In the following section, past research on the protocol is summarized. This is then followed by describing details of the Grin implementation; the objectives behind its inclusion, how the current implementation differs from the original paper, what some of the known limitations are, and outlining some areas of improvement for future work.
The original version of Dandelion was introduced by Fanti et al. and presented at ACM Sigmetrics 20172. On June 2017, a BIP3 was proposed introducing a more practical and robust variant of Dandelion called Dandelion++, which was formalized into a paper in 20181.
The protocols are outlined at a high level here. For a more in-depth presentation with extensive literature references, please refer to the original papers.
Dandelion was conceived as a way to mitigate large scale deanonymization attacks on the network layer of Bitcoin, made possible by the diffusion method for propagating transactions on the network. By deploying "super-nodes" that connect to a large number of honest nodes on the network, adversaries can listen to the transactions relayed by the honest nodes as they get diffused symmetrically on the network using epidemic flooding or diffusion. By observing the spreading dynamic of a transaction, it has been proven possible to link it (and therefore also the sender's Bitcoin address) to the originating IP address with a high degree of accuracy, and as a result de-anonymize users.
In the original paper 2, a dandelion spreading protocol is introduced. Dandelion spreading propagation consists of two phases: first the anonymity phase, or the “stem” phase, and second the spreading phase, or the “fluff” phase, as illustrated in Figure 1.
Figure 1. Dandelion phase illustration.
┌-> F ... ┌-> D --┤ | └-> G ... A --[stem]--> B --[stem]--> C --[fluff]--┤ | ┌-> H ... └-> E --┤ └-> I ...
In the initial stem-phase, each node relays the transaction to a single randomly selected peer, constructing a line graph. Users then forward transactions along the same path on the graph. After a random number of hops along the stem, the transaction enters the fluff-phase, which behaves like ordinary diffusion. This means that even when an attacker can identify the originator of the fluff phase, it becomes more difficult to identify the source of the stem (and thus the original broadcaster of the transaction).
Each individual node pseudorandomly selects if he is a stem or a fluff node at regular intervals, called epoch periods. Epochs are asynchronous, with each individual node keeping its own internal clock and starting a new epoch once a certain threshold has been reached. Thus, the constructed line graph is periodically re-generated randomly, at the expiry of each epoch, limiting an adversary's possibility to build knowledge of the graph.
The 'Dandelion' name is derived from how the protocol resembles the spreading of the seeds of a dandelion.
In the Dandelion++ paper1, the authors build on the original concept further by defending against stronger adversaries that are allowed to disobey protocol.
The original paper makes three ideal assumptions:
- All nodes obey protocol.
- Each node generates exactly one transaction.
- All nodes on the network run Dandelion.
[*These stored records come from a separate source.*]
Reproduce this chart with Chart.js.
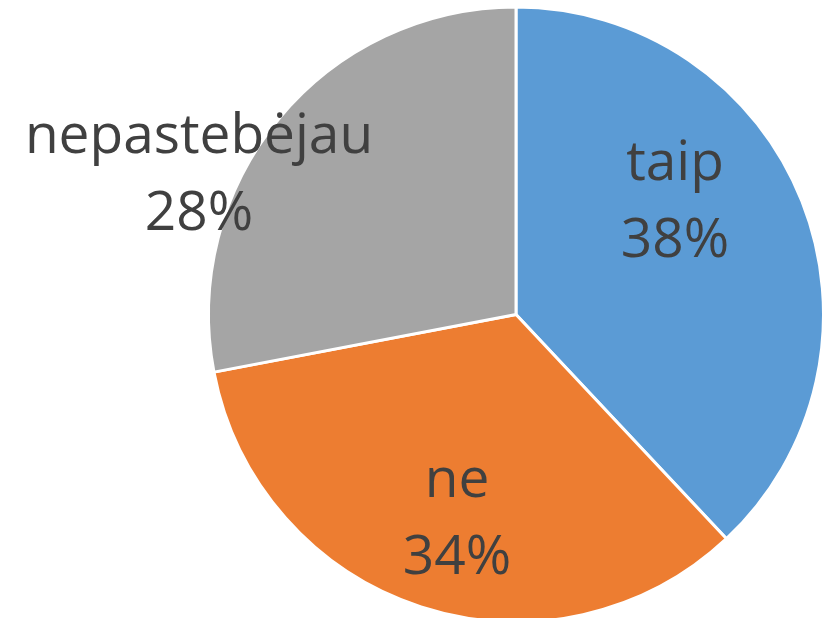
<!DOCTYPE html>
<html>
<head>
<meta charset="utf-8">
<script src="https://cdn.jsdelivr.net/npm/chart.js@4/dist/chart.umd.min.js"></script>
<style>
  html, body { margin: 0; padding: 0; background: #fff; overflow: hidden; }
  #wrap { width: 825px; height: 618px; overflow: hidden; }
</style>
</head>
<body>
<div id="wrap"><canvas id="pie" width="825" height="630"></canvas></div>
<script>
const categories = ['taip', 'ne', 'nepastebėjau'];
const shares = [38, 34, 28];
const colors = ['#5B9BD5', '#ED7D31', '#A5A5A5'];

// label spots (centre x, baseline of first line) per slice
const labelSpots = [[675, 180], [457, 497], [199, 153]];

const labelPlugin = {
  id: 'pieLabels',
  afterDraw(chart) {
    const ctx = chart.ctx;
    ctx.save();
    // size font so the longest label spans about 348px like the original
    ctx.font = '100px "Open Sans"';
    const w = ctx.measureText('nepastebėjau').width;
    const size = Math.round(100 * 348 / w);
    ctx.font = size + 'px "Open Sans"';
    ctx.fillStyle = '#404040';
    ctx.textAlign = 'center';
    ctx.textBaseline = 'alphabetic';
    categories.forEach((c, i) => {
      const [x, y] = labelSpots[i];
      ctx.fillText(c, x, y);
      ctx.fillText(shares[i] + '%', x, y + 77);
    });
    ctx.restore();
  }
};

new Chart(document.getElementById('pie'), {
  type: 'pie',
  data: {
    labels: categories,
    datasets: [{
      data: shares,
      backgroundColor: colors,
      borderColor: '#ffffff',
      borderWidth: 3
    }]
  },
  options: {
    responsive: false,
    animation: false,
    layout: { padding: { left: 207, right: 0, top: 5, bottom: 6 } },
    plugins: {
      legend: { display: false },
      tooltip: { enabled: false }
    }
  },
  plugins: [labelPlugin]
});
</script>
</body>
</html>
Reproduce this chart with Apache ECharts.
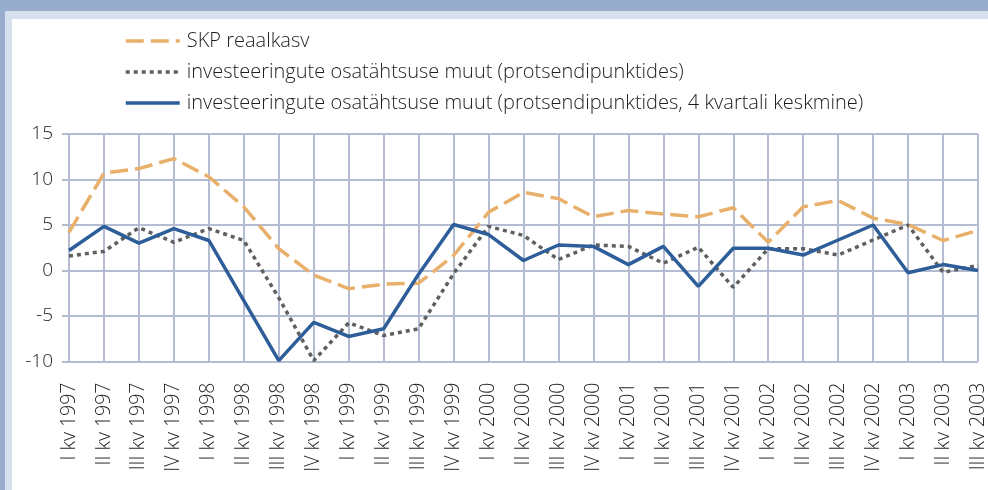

An adversary can violate these rules, and by doing so, break some of the anonymity properties.
The modified Dandelion++ protocol makes small changes to many of the Dandelion choices, resulting in an exponentially more complex information space. This in turn makes it harder for an adversary to de-anonymize the network.
- The paper describes five types of attacks, and proposes specific updates to the original Dandelion protocol to mitigate against these, presented in Table A (here in summarized form).
Table A. Summary of Dandelion++ changes
Attack Solution Graph-learning 4-regular anonymity graph Intersection Pseudorandom forwarding Graph-construction Non-interactive construction Black-hole Random stem timers Partial deployment Blind stem selection
As with the original Dandelion protocol, epochs are asynchronous, each node keeping track of its own epoch, which the suggested duration being in the order of 10 minutes.
Rather than a line graph as per the original paper (which is 2-regular), a quasi-4-regular graph is constructed by a node at the beginning of each epoch: the node chooses (up to) two of its outbound peers uniformly at random as its dandelion++ relays. As a node enters into a new epoch, new dandelion++ relays are chosen.
Figure 2. representation of a 4-regular graph.
in1 out1 \ / \ / NodeX / \ / \ in2 out2
NodeXhas four connections to other nodes, input nodes
in2, and output nodes
4-regular vs 2-regular graphs
The choice between using 4-regular or 2-regular (line) graphs is not obvious. The authors note that it is difficult to construct an exact 4-regular graph within a fully-distributed network in practice. They outline a method to construct an approximate 4-regular graph in the paper.
They also write:
... We recommend making the design decision between 4-regular graphs and line graphs based on the priorities of the system builders. If linkability of transactions is a first-order concern, then line graphs may be a better choice. Otherwise, we find that 4-regular graphs can give constant- order privacy benefits against adversaries with knowledge of the graph.
Transaction forwarding (own)
At the beginning of each epoch,
NodeX picks one of
out2 to use as a route to broadcast its own transactions through as a stem-phase transaction. The same route is used throughout the duration epoch, and
NodeX always forwards (stems) its own transaction.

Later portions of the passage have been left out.